Eastern North America
While much of the snowfall across the Lake States and Northeast regions has come later in the season, many areas have caught up with historical averages in the wake of recent snowstorms—and more snow is on the way. The National Weather Service in Milwaukee just noted that “… we are above normal snowfall for the season through Feb. 10th. Milwaukee: 32.2" so far, normal: 31.6". Madison: 43.4" so far, normal: 34.5.” Snow totals in heavy timber harvesting areas such as Duluth, MN are average, while totals in the Upper Peninsula region of MI are roughly 10-20% above average.
Areas of Maine and New Hampshire have been battered with snowstorms; regions across northern Maine just received 18” and, like the Lake States, more is on the way.
Snowfall Accumulation (to 2/11/2020)Source: National Oceanic and Atmospheric Administration Snowfall Analysis
While such storms can temporarily delay road travel, these sustained periods of cold weather are ideal for timber harvesting crews across Eastern North America, which should result in a steady supply in the near term. However, as we noted earlier in the week, inventory levels are low compared to the last few years across the region.
When analyzing days of inventory and price over the last several months, a trend is developing that is worth monitoring: market onsite days of inventory have been in the low to mid-30s over the last several months—a seasonal period where mills typically maintain levels in the upper 40s and 50s. Market offsite days of inventory have been equally thin. We’re now beginning to see an increase in price in combination with low inventory levels, which is a situation procurement teams in the region hope to avoid at all costs.
Many areas within the southern wood basket appear to be headed for a repeat of winter 2019, as relentless rain and flooding continue to pound the region.
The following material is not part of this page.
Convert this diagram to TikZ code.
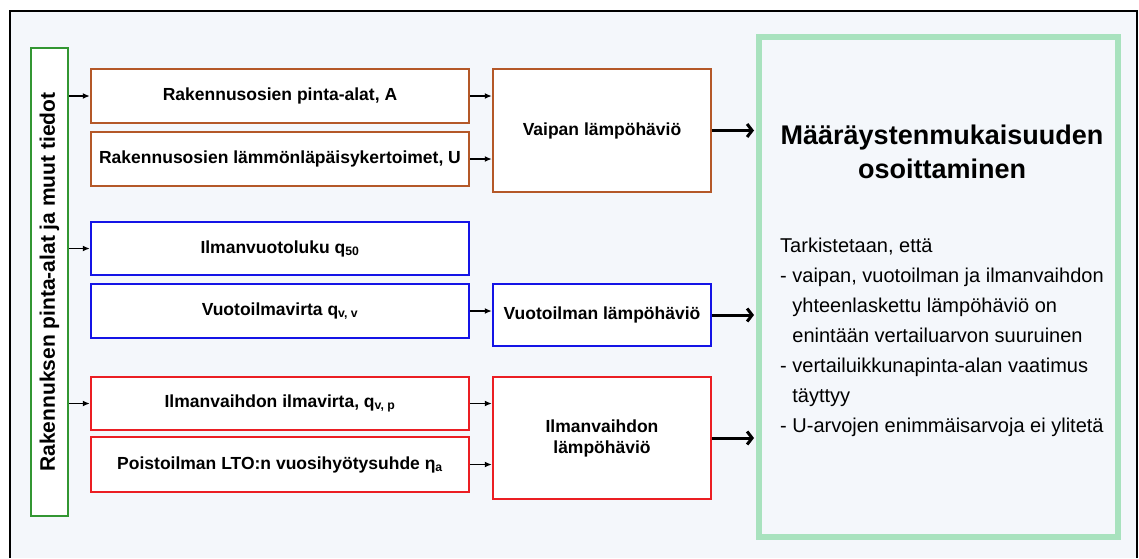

As Accuweather recently reported, “Many area rivers, creeks and streams are still running well above average compared to historical norms across the South and Southeast. According to the USGS WaterWatch, a number of gauges are recording water levels near or above the 90th percentile for this time of year.”
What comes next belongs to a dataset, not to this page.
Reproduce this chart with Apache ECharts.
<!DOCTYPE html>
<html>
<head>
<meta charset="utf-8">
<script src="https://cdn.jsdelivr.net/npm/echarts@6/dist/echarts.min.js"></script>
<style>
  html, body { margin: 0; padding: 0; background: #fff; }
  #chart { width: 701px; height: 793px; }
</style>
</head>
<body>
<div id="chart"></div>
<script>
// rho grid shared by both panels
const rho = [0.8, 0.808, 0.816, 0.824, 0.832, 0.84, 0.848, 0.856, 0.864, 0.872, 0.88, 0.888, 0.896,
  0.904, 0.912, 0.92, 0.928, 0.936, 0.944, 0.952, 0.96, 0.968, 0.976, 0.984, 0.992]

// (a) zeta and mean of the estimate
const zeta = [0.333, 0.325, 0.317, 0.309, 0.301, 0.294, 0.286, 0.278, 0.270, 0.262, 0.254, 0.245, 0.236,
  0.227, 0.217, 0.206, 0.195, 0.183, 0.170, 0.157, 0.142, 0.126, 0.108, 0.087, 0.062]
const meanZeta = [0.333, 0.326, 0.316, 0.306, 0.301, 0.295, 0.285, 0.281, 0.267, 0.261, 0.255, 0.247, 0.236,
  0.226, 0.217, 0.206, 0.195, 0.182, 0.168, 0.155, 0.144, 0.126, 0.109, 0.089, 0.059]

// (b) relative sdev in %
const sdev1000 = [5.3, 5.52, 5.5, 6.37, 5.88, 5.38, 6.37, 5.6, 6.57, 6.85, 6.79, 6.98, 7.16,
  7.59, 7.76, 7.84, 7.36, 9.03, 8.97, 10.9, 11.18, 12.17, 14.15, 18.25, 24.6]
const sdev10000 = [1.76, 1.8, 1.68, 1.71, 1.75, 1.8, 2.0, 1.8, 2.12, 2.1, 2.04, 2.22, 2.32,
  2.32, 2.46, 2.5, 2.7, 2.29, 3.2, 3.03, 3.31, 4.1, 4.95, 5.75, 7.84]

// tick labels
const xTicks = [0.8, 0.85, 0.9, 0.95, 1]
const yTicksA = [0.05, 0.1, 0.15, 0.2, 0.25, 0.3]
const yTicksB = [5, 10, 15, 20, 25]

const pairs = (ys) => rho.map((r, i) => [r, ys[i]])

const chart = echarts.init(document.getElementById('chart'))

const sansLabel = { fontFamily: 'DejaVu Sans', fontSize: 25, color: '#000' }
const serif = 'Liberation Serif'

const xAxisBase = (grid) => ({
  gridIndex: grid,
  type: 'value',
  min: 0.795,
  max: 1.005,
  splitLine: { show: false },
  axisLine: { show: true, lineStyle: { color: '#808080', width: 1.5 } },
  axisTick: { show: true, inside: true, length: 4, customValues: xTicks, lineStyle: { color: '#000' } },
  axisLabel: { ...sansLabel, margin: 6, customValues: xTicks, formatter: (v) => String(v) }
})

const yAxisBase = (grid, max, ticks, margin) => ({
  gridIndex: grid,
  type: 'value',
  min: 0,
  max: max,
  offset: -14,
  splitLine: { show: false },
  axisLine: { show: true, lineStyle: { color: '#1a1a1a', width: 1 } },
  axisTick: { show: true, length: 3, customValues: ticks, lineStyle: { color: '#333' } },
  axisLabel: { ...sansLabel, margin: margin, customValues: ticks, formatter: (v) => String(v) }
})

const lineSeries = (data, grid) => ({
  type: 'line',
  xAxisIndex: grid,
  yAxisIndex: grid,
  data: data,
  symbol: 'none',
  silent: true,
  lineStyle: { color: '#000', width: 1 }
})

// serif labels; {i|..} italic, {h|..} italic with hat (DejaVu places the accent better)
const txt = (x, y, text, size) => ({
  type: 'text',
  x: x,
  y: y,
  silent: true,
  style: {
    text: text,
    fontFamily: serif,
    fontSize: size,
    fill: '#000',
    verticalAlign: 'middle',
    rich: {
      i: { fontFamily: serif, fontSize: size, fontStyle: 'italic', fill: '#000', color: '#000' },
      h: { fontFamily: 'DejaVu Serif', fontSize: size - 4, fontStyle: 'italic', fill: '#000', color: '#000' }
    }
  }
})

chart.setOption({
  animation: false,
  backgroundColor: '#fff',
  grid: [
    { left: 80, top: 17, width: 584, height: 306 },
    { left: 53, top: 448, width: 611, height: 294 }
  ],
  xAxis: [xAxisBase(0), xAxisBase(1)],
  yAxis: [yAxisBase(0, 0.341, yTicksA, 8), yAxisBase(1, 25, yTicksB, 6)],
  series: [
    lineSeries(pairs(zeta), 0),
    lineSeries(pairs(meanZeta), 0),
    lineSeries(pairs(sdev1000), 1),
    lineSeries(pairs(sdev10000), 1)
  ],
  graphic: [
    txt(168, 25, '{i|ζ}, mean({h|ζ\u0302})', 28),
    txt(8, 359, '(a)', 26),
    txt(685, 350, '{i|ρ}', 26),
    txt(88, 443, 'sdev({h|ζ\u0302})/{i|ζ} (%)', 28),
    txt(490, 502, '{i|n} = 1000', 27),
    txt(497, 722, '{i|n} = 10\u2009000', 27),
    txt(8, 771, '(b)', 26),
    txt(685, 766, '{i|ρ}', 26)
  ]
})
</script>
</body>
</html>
A highly-volatile band of destructive storms that stretched from Mississippi to the Carolinas recently brought tornados and localized flooding of over 8” to an already-waterlogged region. Many of the timber-heavy portions of the South have already received roughly 200% of normal precipitation, and more rainfall is on the way.
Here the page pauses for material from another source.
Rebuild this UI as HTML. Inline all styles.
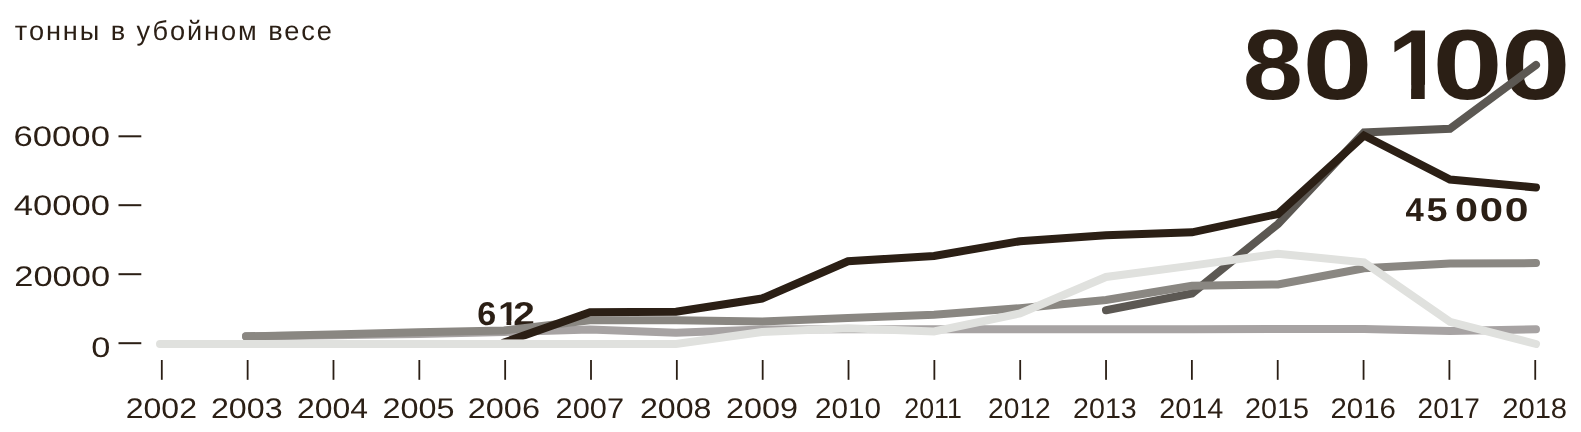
<!DOCTYPE html>
<html><head><meta charset="utf-8"><style>
html,body{margin:0;padding:0;background:#fff;}
body{width:1581px;height:432px;overflow:hidden;}
svg{display:block;will-change:transform}
text{font-family:"Liberation Sans",sans-serif;fill:#2b1f15;text-rendering:geometricPrecision;}
.ax{font-size:28.4px;}
.title{font-size:27.2px;}
.big{font-size:99.6px;font-weight:bold;}
.lab{font-size:33px;font-weight:bold;}
polyline{fill:none;stroke-width:8.0;stroke-linecap:round;stroke-linejoin:miter;}
</style></head><body>
<svg width="1581" height="432" viewBox="0 0 1581 432">
<defs><clipPath id="cg1"><rect x="0" y="0" width="1581" height="84.76"/><rect x="1411.10" y="0" width="13.62" height="432"/></clipPath><clipPath id="ck1"><rect x="0" y="0" width="1581" height="320.87"/><rect x="506.49" y="0" width="4.75" height="432"/></clipPath></defs>
<text id="title" class="title" x="14.82" y="40.02" textLength="317.04" lengthAdjust="spacing">тонны в убойном весе</text>
<text id="y60" class="ax" transform="translate(13.53 145.91) scale(1.2207 1)">60000</text>
<text id="y40" class="ax" transform="translate(13.87 214.74) scale(1.2179 1)">40000</text>
<text id="y20" class="ax" transform="translate(14.28 286.00) scale(1.2131 1)">20000</text>
<text id="y0" class="ax" transform="translate(91.13 356.87) scale(1.2099 1)">0</text>
<text id="x2002" class="ax" transform="translate(125.70 417.75) scale(1.1280 1)">2002</text>
<text id="x2003" class="ax" transform="translate(210.92 417.75) scale(1.1343 1)">2003</text>
<text id="x2004" class="ax" transform="translate(297.01 417.75) scale(1.1236 1)">2004</text>
<text id="x2005" class="ax" transform="translate(382.42 417.75) scale(1.1392 1)">2005</text>
<text id="x2006" class="ax" transform="translate(467.75 417.75) scale(1.1431 1)">2006</text>
<text id="x2007" class="ax" transform="translate(555.62 417.75) scale(1.0843 1)">2007</text>
<text id="x2008" class="ax" transform="translate(639.94 417.75) scale(1.1325 1)">2008</text>
<text id="x2009" class="ax" transform="translate(726.06 417.75) scale(1.1401 1)">2009</text>
<text id="x2010" class="ax" transform="translate(815.04 417.75) scale(1.0435 1)">2010</text>
<text id="x2011" class="ax" transform="translate(904.30 417.75) scale(0.9421 1)">2011</text>
<text id="x2012" class="ax" transform="translate(988.11 417.75) scale(0.9916 1)">2012</text>
<text id="x2013" class="ax" transform="translate(1073.07 417.75) scale(1.0077 1)">2013</text>
<text id="x2014" class="ax" transform="translate(1159.24 417.75) scale(1.0157 1)">2014</text>
<text id="x2015" class="ax" transform="translate(1245.11 417.75) scale(1.0131 1)">2015</text>
<text id="x2016" class="ax" transform="translate(1330.53 417.75) scale(1.0351 1)">2016</text>
<text id="x2017" class="ax" transform="translate(1417.62 417.75) scale(0.9861 1)">2017</text>
<text id="x2018" class="ax" transform="translate(1502.15 417.75) scale(1.0284 1)">2018</text>
<text id="g8" class="big" transform="translate(1242.83 98.70) scale(1.0874 1)">8</text>
<text id="g0a" class="big" transform="translate(1302.57 98.70) scale(1.2651 1)">0</text>
<g clip-path="url(#cg1)"><text id="g1" class="big" transform="translate(1387.56 98.70) scale(1.0169 1)">1</text></g>
<text id="g0b" class="big" transform="translate(1432.41 98.70) scale(1.2677 1)">0</text>
<text id="g0c" class="big" transform="translate(1500.96 98.70) scale(1.2564 1)">0</text>
<text id="h4" class="lab" transform="translate(1405.52 221.40) scale(0.9965 1)">4</text>
<text id="h5" class="lab" transform="translate(1426.40 221.40) scale(1.1473 1)">5</text>
<text id="h0a" class="lab" transform="translate(1455.04 221.40) scale(1.2525 1)">0</text>
<text id="h0b" class="lab" transform="translate(1479.68 221.40) scale(1.2692 1)">0</text>
<text id="h0c" class="lab" transform="translate(1504.72 221.40) scale(1.2941 1)">0</text>
<text id="k6" class="lab" transform="translate(477.20 325.49) scale(1.0312 1)">6</text>
<g clip-path="url(#ck1)"><text id="k1" class="lab" transform="translate(498.22 325.49) scale(1.0780 1)">1</text></g>
<text id="k2" class="lab" transform="translate(513.31 325.27) scale(1.1746 1)">2</text>
<rect x="118.5" y="135.30" width="22.8" height="2" fill="#2b1f15"/>
<rect x="118.5" y="204.20" width="22.8" height="2" fill="#2b1f15"/>
<rect x="118.5" y="273.20" width="22.8" height="2" fill="#2b1f15"/>
<rect x="118.5" y="342.20" width="22.8" height="2" fill="#2b1f15"/>
<rect x="160.90" y="360" width="1.8" height="19.8" fill="#2b1f15"/>
<rect x="246.74" y="360" width="1.8" height="19.8" fill="#2b1f15"/>
<rect x="332.58" y="360" width="1.8" height="19.8" fill="#2b1f15"/>
<rect x="418.42" y="360" width="1.8" height="19.8" fill="#2b1f15"/>
<rect x="504.26" y="360" width="1.8" height="19.8" fill="#2b1f15"/>
<rect x="590.10" y="360" width="1.8" height="19.8" fill="#2b1f15"/>
<rect x="675.94" y="360" width="1.8" height="19.8" fill="#2b1f15"/>
<rect x="761.78" y="360" width="1.8" height="19.8" fill="#2b1f15"/>
<rect x="847.62" y="360" width="1.8" height="19.8" fill="#2b1f15"/>
<rect x="933.46" y="360" width="1.8" height="19.8" fill="#2b1f15"/>
<rect x="1019.30" y="360" width="1.8" height="19.8" fill="#2b1f15"/>
<rect x="1105.14" y="360" width="1.8" height="19.8" fill="#2b1f15"/>
<rect x="1190.98" y="360" width="1.8" height="19.8" fill="#2b1f15"/>
<rect x="1276.82" y="360" width="1.8" height="19.8" fill="#2b1f15"/>
<rect x="1362.66" y="360" width="1.8" height="19.8" fill="#2b1f15"/>
<rect x="1448.50" y="360" width="1.8" height="19.8" fill="#2b1f15"/>
<rect x="1534.34" y="360" width="1.8" height="19.8" fill="#2b1f15"/>
<clipPath id="cb"><rect x="0" y="0" width="1581" height="339.6"/></clipPath>
<polyline points="1106.0,310.3 1192.0,293.5 1278.0,224.0 1364.0,132.5 1450.0,128.7 1536.0,65.0" stroke="#5c5853"/>
<polyline points="246.0,336.3 332.0,335.2 418.0,334.0 504.0,332.0 590.0,329.6 676.0,332.7 762.0,329.5 848.0,329.3 934.0,329.3 1020.0,329.2 1106.0,329.2 1192.0,329.2 1278.0,329.1 1364.0,329.0 1450.0,331.0 1536.0,329.2" stroke="#a7a3a3"/>
<polyline points="246.0,336.3 332.0,334.6 418.0,332.3 504.0,330.5 590.0,320.3 676.0,320.2 762.0,321.5 848.0,318.0 934.0,314.8 1020.0,308.2 1106.0,300.0 1192.0,285.7 1278.0,284.5 1364.0,268.2 1450.0,263.6 1536.0,263.1" stroke="#8a8782"/>
<polyline points="504.0,342.5 590.0,312.3 676.0,311.7 762.0,298.5 848.0,261.3 934.0,255.9 1020.0,241.2 1106.0,235.2 1192.0,232.3 1278.0,214.0 1364.0,135.5 1450.0,179.5 1536.0,187.5" stroke="#2b1f15" clip-path="url(#cb)"/>
<polyline points="160.0,344.0 246.0,344.0 332.0,344.0 418.0,344.0 504.0,344.0 590.0,344.0 676.0,344.0 762.0,332.0 848.0,328.3 934.0,331.4 1020.0,313.4 1106.0,277.0 1192.0,265.6 1278.0,253.7 1364.0,262.3 1450.0,321.8 1536.0,344.0" stroke="#e0e1de"/>
</svg>
</body></html>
Southern timber prices largely corrected course in 4Q2019 after a year of significant volatility that was also driven by an abnormally wet winter in 2019. Like last year, much of the region’s timberland is simply too wet to work at the moment, which could result in pockets that will experience a temporary spike in stumpage prices in the near term.
Like last winter, the early signs are that prolonged wet weather is driving southern timber prices higher in 1Q2020. As a reaction to harvesting restrictions, hardwood products typically experience the first increase in price followed by pine, which is easier to access in soggy conditions.
While we can’t control the weather or the broader economy, southern timber buyers and sellers can make better decisions by accessing the historical price data, trends and timber sales details available in Stumpage 360.
Domestic timber supply and inventories in the PNW are secure and the weakening export market will free up even more fiber for regional mills in the near term. In the absence of an uptick in demand from the housing sector, we look for log pricing to stabilize into 2Q.
With more than a few weeks to go of potential winter weather, there is an increased supply side risk in Eastern North America in the near term. Since inventories are already low in the Lake States and Northeast, this is a dynamic that regional mill facilities must monitor in the coming weeks to avoid a scramble to secure fiber at significantly higher prices.
Like last winter, the US South is underwater in many areas and while inventory levels are adequate, supply risks are a concern. Timber purchasers spent most of 2019 working tracts that were bought prior to the rainfall of 1Q2019, which begs the obvious question: Are timber purchasers now buying stumpage in a largely unworkable market, and will they find themselves in a pinch for fiber by 2Q? If there is enough demand at just the right time, prices will surge like they did last year.